La construction territoriale de l'indépendance : réseaux et souveraineté en Asie centrale post-soviétique
Résumé
Au moment de leur indépendance en 1991, les États d’Asie centrale post-soviétique (Kazakhstan, Kirghizstan, Ouzbékistan, Tadjikistan, Turkménistan) ont hérité d’espaces nationaux enclavés, émiettés, compartimentés et imbriqués, c’est-à-dire d’une assise territoriale mal appropriée à leur statut inédit d’état souverain. Dans le contexte de la transition géopolitique post-soviétique, le manque de cohésion, l’interdépendance fonctionnelle et l’enclavement des espaces nationaux ont menacé la viabilité et la souveraineté des pays centre-asiatiques. Devant les contraintes politiques, économiques et sociales induites par cette configuration spatiale, la politique de consolidation étatique menée par les autorités post-soviétiques comprend un important volet territorial. La politique d’aménagement du territoire repose non seulement sur la fonctionnalisation des frontières et la valorisation des lieux du pouvoir mais également sur le remodelage des réseaux de transports (routier, ferroviaire, aérien), action dont les autorités attendent des effets spatiaux, politiques et symboliques.

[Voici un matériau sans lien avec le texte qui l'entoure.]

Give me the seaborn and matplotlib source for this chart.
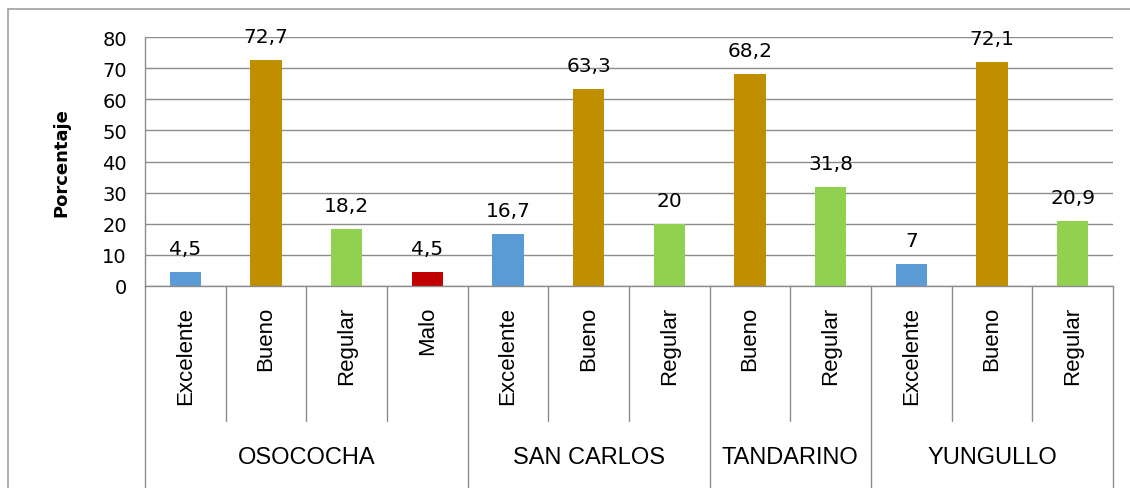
import matplotlib
matplotlib.use("Agg")
import matplotlib.pyplot as plt
import matplotlib.transforms as mtransforms
from matplotlib.lines import Line2D
import seaborn as sns
import pandas as pd

# Data
groups = ["OSOCOCHA", "OSOCOCHA", "OSOCOCHA", "OSOCOCHA",
          "SAN CARLOS", "SAN CARLOS", "SAN CARLOS",
          "TANDARINO", "TANDARINO",
          "YUNGULLO", "YUNGULLO", "YUNGULLO"]
ratings = ["Excelente", "Bueno", "Regular", "Malo",
           "Excelente", "Bueno", "Regular",
           "Bueno", "Regular",
           "Excelente", "Bueno", "Regular"]
values = [4.5, 72.7, 18.2, 4.5,
          16.7, 63.3, 20,
          68.2, 31.8,
          7, 72.1, 20.9]
group_names = ["OSOCOCHA", "SAN CARLOS", "TANDARINO", "YUNGULLO"]
colors = {"Excelente": "#5B9BD5", "Bueno": "#BF8F00",
          "Regular": "#92D050", "Malo": "#C00000"}
yticks = [0, 10, 20, 30, 40, 50, 60, 70, 80]

GRID = "#8c8c8c"


def build_frame():
    keys = [f"{g}|{r}" for g, r in zip(groups, ratings)]
    return pd.DataFrame({"key": keys, "rating": ratings, "value": values})


def main():
    sns.set_style("white")
    plt.rcParams["font.family"] = ["DejaVu Sans"]
    plt.rcParams["text.color"] = "black"
    plt.rcParams["ytick.labelcolor"] = "black"

    fig = plt.figure(figsize=(11.3, 4.89), dpi=100)
    ax = fig.add_axes([145 / 1130, 1 - 287 / 489, 968 / 1130, 249 / 489])

    df = build_frame()
    sns.barplot(data=df, x="key", y="value", hue="rating", palette=colors,
                dodge=False, width=0.39, saturation=1, linewidth=0,
                legend=False, ax=ax)

    ax.set_ylim(0, 80)
    ax.set_xlim(-0.5, len(values) - 0.5)
    ax.set_yticks(yticks)
    ax.set_yticklabels([str(t) for t in yticks], fontsize=14, color="black")
    ax.tick_params(axis="y", direction="out", length=8, width=1, color=GRID, pad=5)
    ax.set_xticks([])
    ax.set_xlabel("")
    ax.set_ylabel("Porcentaje", fontsize=13, fontweight="bold", color="black")
    ax.yaxis.set_label_coords(-75 / 968, 0.5)

    ax.yaxis.grid(True, color=GRID, linewidth=1)
    ax.set_axisbelow(True)
    for side in ["top", "right"]:
        ax.spines[side].set_visible(False)
    for side in ["left", "bottom"]:
        ax.spines[side].set_color(GRID)
        ax.spines[side].set_linewidth(1)

    # value labels
    for i, v in enumerate(values):
        ax.annotate(f"{v:g}".replace(".", ","), (i, v), xytext=(0, 10),
                    textcoords="offset points", ha="center", va="bottom",
                    fontsize=14.5, color="black")

    # multi-level category axis
    trans = mtransforms.blended_transform_factory(ax.transData, ax.transAxes)
    sub_bottom = -(422 - 287) / 249
    grp_bottom = -(489 - 287) / 249
    for i, r in enumerate(ratings):
        ax.text(i, -20 / 249, r, transform=trans, rotation=90, ha="center",
                va="top", fontsize=16, color="black", family=["Liberation Sans"])

    bounds = [0]
    for i in range(1, len(groups)):
        if groups[i] != groups[i - 1]:
            bounds.append(i)
    bounds.append(len(groups))

    for i in range(len(groups) + 1):
        x = i - 0.5
        y0 = grp_bottom if i in bounds else sub_bottom
        ax.add_line(Line2D([x, x], [0, y0], transform=trans, color=GRID,
                           linewidth=1, clip_on=False))

    for name, a, b in zip(group_names, bounds[:-1], bounds[1:]):
        ax.text((a + b - 1) / 2, -(458 - 287) / 249, name, transform=trans,
                ha="center", va="center", fontsize=17, color="black",
                family=["Liberation Sans"])

    # outer chart frame (left and top edges only)
    fig.add_artist(Line2D([8 / 1130, 8 / 1130], [0, 1 - 10 / 489],
                          transform=fig.transFigure, color="#a0a0a0", linewidth=1.2))
    fig.add_artist(Line2D([8 / 1130, 1], [1 - 10 / 489, 1 - 10 / 489],
                          transform=fig.transFigure, color="#a0a0a0", linewidth=1.2))

    fig.savefig("out.png", dpi=100, facecolor="white")


if __name__ == "__main__":
    main()
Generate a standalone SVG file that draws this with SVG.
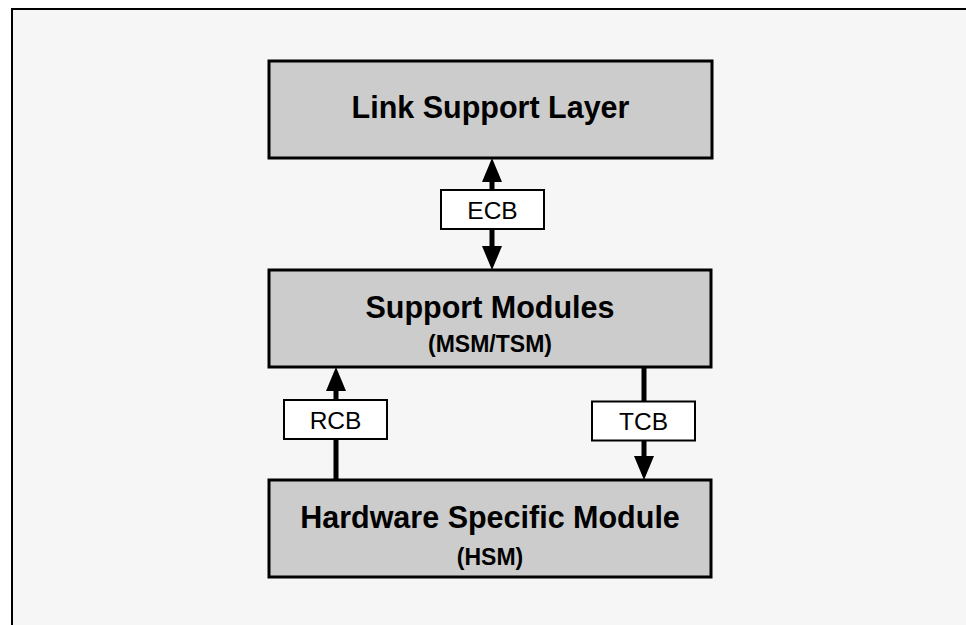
<svg xmlns="http://www.w3.org/2000/svg" width="966" height="625" viewBox="0 0 966 625">
  <style>
    .frame { fill: #f6f6f6; stroke: #000; stroke-width: 2; }
    .node rect { fill: #cccccc; stroke: #000; stroke-width: 3; }
    .title { font-family: "Liberation Sans", Arial, sans-serif; font-weight: bold; font-size: 30.5px; text-anchor: middle; fill: #000; }
    .sub { font-family: "Liberation Sans", Arial, sans-serif; font-weight: bold; font-size: 23px; text-anchor: middle; fill: #000; }
    .conn line { stroke: #000; stroke-width: 5; }
    .lbl rect { fill: #fff; stroke: #000; stroke-width: 2; }
    .lbl text { font-family: "Liberation Sans", Arial, sans-serif; font-size: 24.5px; text-anchor: middle; fill: #000; }
  </style>
  <defs>
    <marker id="arr" markerUnits="userSpaceOnUse" markerWidth="24" markerHeight="20" viewBox="0 0 24 20" refX="2" refY="10" orient="auto-start-reverse">
      <path d="M0,0 L24,10 L0,20 z" fill="#000"/>
    </marker>
  </defs>
  <rect class="frame" x="12" y="9" width="970" height="630"/>

  <g id="connectors" class="conn">
    <line id="ecb-line" x1="492" y1="180" x2="492" y2="248" marker-start="url(#arr)" marker-end="url(#arr)"/>
    <line id="rcb-line" x1="336" y1="480" x2="336" y2="389" marker-end="url(#arr)"/>
    <line id="tcb-line" x1="644" y1="367" x2="644" y2="458" marker-end="url(#arr)"/>
    <g class="lbl">
      <rect x="441" y="190" width="103" height="39"/>
      <text x="492.5" y="219">ECB</text>
      <rect x="284" y="400" width="103" height="39"/>
      <text x="335.5" y="429">RCB</text>
      <rect x="592" y="401.5" width="103" height="39"/>
      <text x="643.5" y="430">TCB</text>
    </g>
  </g>

  <g id="lsl" class="node">
    <rect x="269" y="61" width="443" height="97"/>
    <text class="title" x="490.5" y="118">Link Support Layer</text>
  </g>
  <g id="support-modules" class="node">
    <rect x="269" y="270" width="442" height="97"/>
    <text class="title" x="490" y="318">Support Modules</text>
    <text class="sub" x="490" y="351.5">(MSM/TSM)</text>
  </g>
  <g id="hsm" class="node">
    <rect x="269" y="480" width="442" height="97"/>
    <text class="title" x="490" y="528">Hardware Specific Module</text>
    <text class="sub" x="490" y="565">(HSM)</text>
  </g>
</svg>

A l’échelle républicaine, il s’agit d’adapter les réseaux aux frontières, en élevant leur connexité et leur connectivité, dans la perspective d’unifier les espaces nationaux et de limiter l’interdépendance produite par la politique d’aménagement soviétique. Dans le même temps, à l’échelle internationale, la construction d’axes de désenclavement alternatifs et la réorientation du réseau aérien permettent l’insertion des républiques d’Asie centrale dans l’espace eurasiatique et modifient les mécanismes de domination au sein du champ géopolitique régional. En contribuant à la résolution de l’enclavement, ces modalités d’ajustement du treillage au maillage réduisent les contraintes qui affectent la viabilité des États centre-asiatiques. Par-delà la transformation de l’organisation de l’espace, la construction des réseaux participe également du dispositif sémiotique développé pour affirmer la légitimité, la souveraineté et la centralité des Etats d’Asie centrale post-soviétique.